We have been taking water for granted long enough

The resource crisis expands and deepens, and water remains a critical chokepoint. There’s cause for concern, but technology, sustainable policies and growing social awareness are powerful drivers that give us every reason to be hopeful.

The problem

Source: ESGS via Wikipedia

All living beings need water, including us. But not all water is usable by humans, and even that fraction is getting smaller.

The data is clear: only 2.5% of all water on the planet is freshwater, and of that, most of it is trapped in ice form [Wikipedia]. Global warming, along with other consequences of anthropogenic climate change and activity (more frequent droughts and floods, widespread groundwater pollution) have put the spotlight on conservation and management of water resources.

And even then, many of us today are luckier than all of our ancestors. More people than ever enjoy the privilege of opening a tap and getting a stream of safe, clean water. But this is by no means a given: 2.1 billion people still have no access to safely managed drinking water [WHO], and freshwater resources are becoming increasingly scarce or too polluted for human uses, including agriculture.
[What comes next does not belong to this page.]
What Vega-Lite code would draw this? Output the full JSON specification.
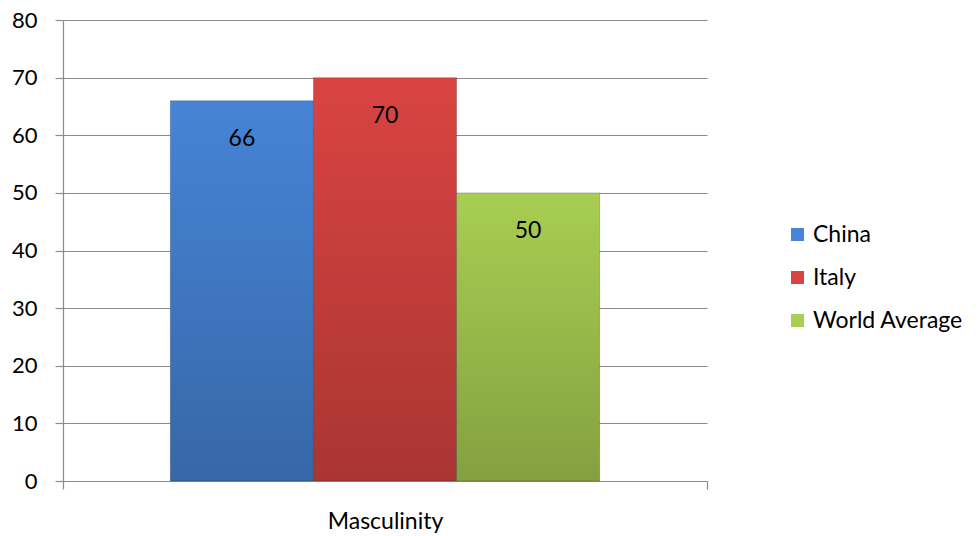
{
  "$schema": "https://vega.github.io/schema/vega-lite/v6.json",
  "width": 644,
  "height": 461,
  "autosize": {"type": "none"},
  "padding": {"left": 63, "top": 20, "right": 271, "bottom": 55},
  "background": "white",
  "config": {
    "font": "Lato",
    "view": {"stroke": null},
    "axis": {"labelFont": "Lato", "labelColor": "#000000", "domainColor": "#8c8c8c", "tickColor": "#8c8c8c", "gridColor": "#8c8c8c"}
  },
  "data": {
    "values": [
      {"dimension": "Masculinity", "country": "China", "score": 66},
      {"dimension": "Masculinity", "country": "Italy", "score": 70},
      {"dimension": "Masculinity", "country": "World Average", "score": 50}
    ]
  },
  "encoding": {
    "x": {
      "field": "dimension",
      "type": "nominal",
      "scale": {"paddingInner": 0, "paddingOuter": 0},
      "axis": {
        "title": null,
        "labelAngle": 0,
        "labelFontSize": 23,
        "labelPadding": 21,
        "tickBand": "extent",
        "tickSize": 8,
        "domainWidth": 1.2,
        "tickWidth": 1.2
      }
    },
    "xOffset": {
      "field": "country",
      "type": "nominal",
      "scale": {"paddingInner": 0, "paddingOuter": 0.75}
    },
    "y": {
      "field": "score",
      "type": "quantitative",
      "scale": {"domain": [0, 80]},
      "axis": {
        "title": null,
        "values": [0, 10, 20, 30, 40, 50, 60, 70, 80],
        "labelFontSize": 22,
        "labelPadding": 18,
        "tickSize": 8,
        "domainWidth": 1.2,
        "tickWidth": 1.2,
        "gridWidth": 1.2
      }
    }
  },
  "layer": [
    {
      "mark": {"type": "bar", "stroke": "#000000", "strokeOpacity": 0.2, "strokeWidth": 1},
      "encoding": {
        "color": {
          "field": "country",
          "type": "nominal",
          "scale": {
            "domain": ["China", "Italy", "World Average"],
            "range": ["#4684d6", "#d94441", "#a8ce52"]
          },
          "legend": {
            "title": null,
            "orient": "none",
            "legendX": 723,
            "legendY": 203,
            "symbolType": "square",
            "symbolSize": 170,
            "symbolStrokeWidth": 0,
            "labelFontSize": 23,
            "labelFont": "Lato",
            "labelColor": "#000000",
            "labelOffset": 4,
            "rowPadding": 19
          }
        }
      }
    },
    {
      "mark": {
        "type": "bar",
        "color": {
          "gradient": "linear",
          "x1": 0, "y1": 0, "x2": 0, "y2": 1,
          "stops": [
            {"offset": 0, "color": "rgba(0,0,0,0)"},
            {"offset": 1, "color": "rgba(0,0,0,0.22)"}
          ]
        }
      }
    },
    {
      "mark": {"type": "text", "dy": 38, "baseline": "middle", "fontSize": 23, "font": "Lato", "color": "#000000"},
      "encoding": {"text": {"field": "score", "type": "quantitative"}}
    }
  ]
}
This poses an enormous challenge (environmental and social) that has to be addressed both globally and locally.

Systemic thinking, small gestures

One of the big, recurring debates in sustainability is the relative effect of small, everyday gestures by ordinary citizens: separating waste, saving energy, using public transportation, wasting less water. The cumulative effect of millions of people taking small steps to reduce their pressure on the planet’s resources is undeniably significant. Yet critics argue, correctly, that this will never be enough while current social and economic systems remain focused on a linear, extractive approach; the way of thinking that has driven human progress since the Industrial Revolution needs to be completely overhauled .

Both positions are valid, and necessary. Small, individual gestures are useful when widespread, and systemic change is crucially important. Neither will happen overnight, and mistakes will be made along the way. That’s no excuse to stay still.

“If you think education is expensive, try ignorance”, goes the adage (authorship disputed). You could say the same about sustainability: if you think the measures are inconvenient, try doing nothing. We know what happens when we do nothing. We’re living with the consequences today.

Start somewhere

Paralysis is not an option. So, what do we do? Let’s look at one symbolic, but significant, example.

The hospitality sector was among the first to apply water-saving measures that involved guests directly, by encouraging them not to request fresh towels every day. It was no doubt one of many saving measures adopted behind the scenes, but this one was public, direct and simple: a low-effort, highly visible way to save on water and energy costs: something most of us already do at home without thinking twice.

The measure was received with a mixture of irritation and tepid praise, but it’s now quite widespread, and many guests accept it without a second thought. It’s not a systemic change. It’s not going to move the needle significantly on global water availability. It’s just a first step, of course.

But it’s an important one.

It’s explicit. It’s clear. It’s easy to do, and not even particularly inconvenient. Its main value, though, isn’t how effective it is in isolation; hotels and companies have far more powerful tools at their disposal to save, reuse and recycle water, and the technology keeps improving. What a gesture like this does is raise awareness and fight paralysis. Even when paired with more ambitious approaches, social awareness is a crucial first step for making change possible and making it stick.

Social awareness matters, both for small steps and systemic changes.

Water has been taken for granted long enough

Awareness of the severity of the problem is a starting point, but it’s a bleak place to stop.

Water management in the hospitality sector has gone far beyond a polite note in the room asking guests to save water, and it will doubtless go farther still: for water, and for other environmental and social sustainability issues. But that small, seemingly trivial gesture is worth highlighting, precisely because water is so often taken for granted.

There are few places where tap water fees actually reflect the real costs of purifying and transporting it; even in semi-arid climates, tap water is, excuse the expression, dirt-cheap. That’s convenient for consumers, of course, but municipalities and governing bodies are starting to adjust policies and pricing based on water stress and availability, and public awareness about water has skyrocketed in most countries.

UN Water scarcity map. Source: Researchgate

These technical, political and social drivers, working in unison, will allow water to be used responsibly, safely and equitably across the planet; something that can only benefit all populations and economic sectors.

In the case of water, we know the why, we know the how, and society is willing. In cases like this, optimism isn’t naïveté: it’s the only reasonable conclusion.